The overwhelming dominance of Google in the online search environment creates both opportunities and threats to websites.

The opportunities exist because of Google algorithm changes. The threats also exist because of those changes.

A site literally can skyrocket nearly overnight in total audience if Google decides that certain site characteristics have become more important. Then it can lose much of that audience because of another change.

The Internet landscape is littered with the dead bodies of sites that have suffered the loss of Google traffic. Some webmasters report audience declines as high as 60 to 80 percent or even more.

“Unbelievable… 6 years daily work on a website, completely gone,” one webmaster said recently. “And now Google is saying: It’s nothing wrong with your site, we just don’t like it anymore. Without giving a hint (of) what we do wrong.”

The impact of these algorithm changes that either benefit a site or cost it dearly are the result of Google’s market share, which various sources put at 70 percent or higher.

How to Survive Algorithm Changes

I started a small regional travel site back in 2007 as a place to experiment with online publishing for my clients. At the time, many other regional sites existed in the same niche and were well-ranked in Google.

Today, nearly all of them are gone. Even major sites that existed 10 years ago are no longer around because they lost huge audiences from Google. Does anyone remember About.com among many others?

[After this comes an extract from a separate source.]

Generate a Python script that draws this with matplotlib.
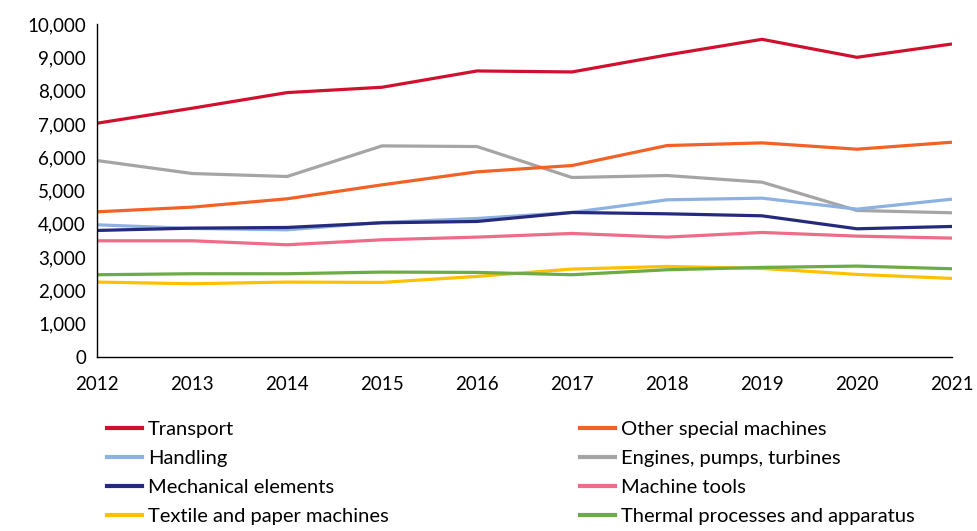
import matplotlib.pyplot as plt
from matplotlib.lines import Line2D

# --- data ---
years = [2012, 2013, 2014, 2015, 2016, 2017, 2018, 2019, 2020, 2021]

transport  = [7020, 7470, 7940, 8100, 8590, 8560, 9070, 9540, 9000, 9400]
other_spec = [4360, 4500, 4750, 5170, 5560, 5750, 6350, 6430, 6240, 6450]
handling   = [3970, 3860, 3820, 4040, 4160, 4340, 4720, 4770, 4440, 4740]
engines    = [5900, 5510, 5420, 6340, 6320, 5390, 5450, 5250, 4400, 4330]
mech_elem  = [3800, 3870, 3890, 4030, 4070, 4340, 4300, 4240, 3850, 3920]
mach_tools = [3490, 3490, 3370, 3520, 3600, 3710, 3600, 3740, 3630, 3570]
textile    = [2250, 2200, 2250, 2240, 2420, 2640, 2720, 2660, 2480, 2360]
thermal    = [2470, 2500, 2500, 2550, 2540, 2470, 2620, 2690, 2730, 2650]

series = [
    ("Transport", transport, "#D0102F"),
    ("Other special machines", other_spec, "#F26226"),
    ("Handling", handling, "#8DB1E1"),
    ("Engines, pumps, turbines", engines, "#A5A5A5"),
    ("Mechanical elements", mech_elem, "#262A7C"),
    ("Machine tools", mach_tools, "#EE6C89"),
    ("Textile and paper machines", textile, "#FFC000"),
    ("Thermal processes and apparatus", thermal, "#6DAB45"),
]

plt.rcParams['font.family'] = ['Lato', 'DejaVu Sans']

fig = plt.figure(figsize=(9.78, 5.31), dpi=100)
ax = fig.add_axes([0.0992, 0.3277, 0.8742, 0.6271])

# draw back-to-front roughly like the original
draw_order = [3, 2, 4, 5, 6, 7, 1, 0]
for i in draw_order:
    name, vals, col = series[i]
    ax.plot(years, vals, color=col, linewidth=2.3, solid_capstyle='butt')

ax.set_xlim(2012, 2021)
ax.set_ylim(0, 10000)
ax.set_yticks(range(0, 10001, 1000))
ax.set_yticklabels([f"{v:,}" for v in range(0, 10001, 1000)])
ax.set_xticks(years)
ax.tick_params(axis='both', length=0, labelsize=13.5, colors='black')
ax.tick_params(axis='x', pad=14)
ax.tick_params(axis='y', pad=8)

for s in ['top', 'right']:
    ax.spines[s].set_visible(False)
for s in ['left', 'bottom']:
    ax.spines[s].set_color('black')
    ax.spines[s].set_linewidth(1.0)

# legend: two columns, filled row by row
left_col = [series[0], series[2], series[4], series[6]]
right_col = [series[1], series[3], series[5], series[7]]

for col_items, xpos in [(left_col, 0.109), (right_col, 0.593)]:
    handles = [Line2D([], [], color=c, linewidth=3) for _, _, c in col_items]
    labels = [n for n, _, _ in col_items]
    fig.legend(handles, labels, loc='upper left', bbox_to_anchor=(xpos, 0.208),
               frameon=False, fontsize=14.5, handlelength=1.74, handletextpad=0.3,
               labelspacing=0.6, borderaxespad=0, borderpad=0)

fig.savefig("out.png", dpi=100)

Mine still exists because I found a niche within a niche, meaning the content was unique at the time. Unfortunately, since the founding of my site, many major sites have developed some of the same content as the total amount of online content grows much faster than the audience size. As a result, it no longer has the same level of success it had several years ago.

My modest site’s survival has depended on unique content more than any other factor. It also has depended on regular updates, continuous improvements and finding traffic from other sources such as social media, YouTube, advertising and email marketing.

Analytics offer a simple way for publishers to wean themselves off dependence on a single search engine. Simply track the percentage of Google organic visitors versus total visits. Ideally, the total number of Google organic visitors will stay the same or climb. But the percentage of those visitors to the total should decline if efforts to increase audiences from other sources are successful.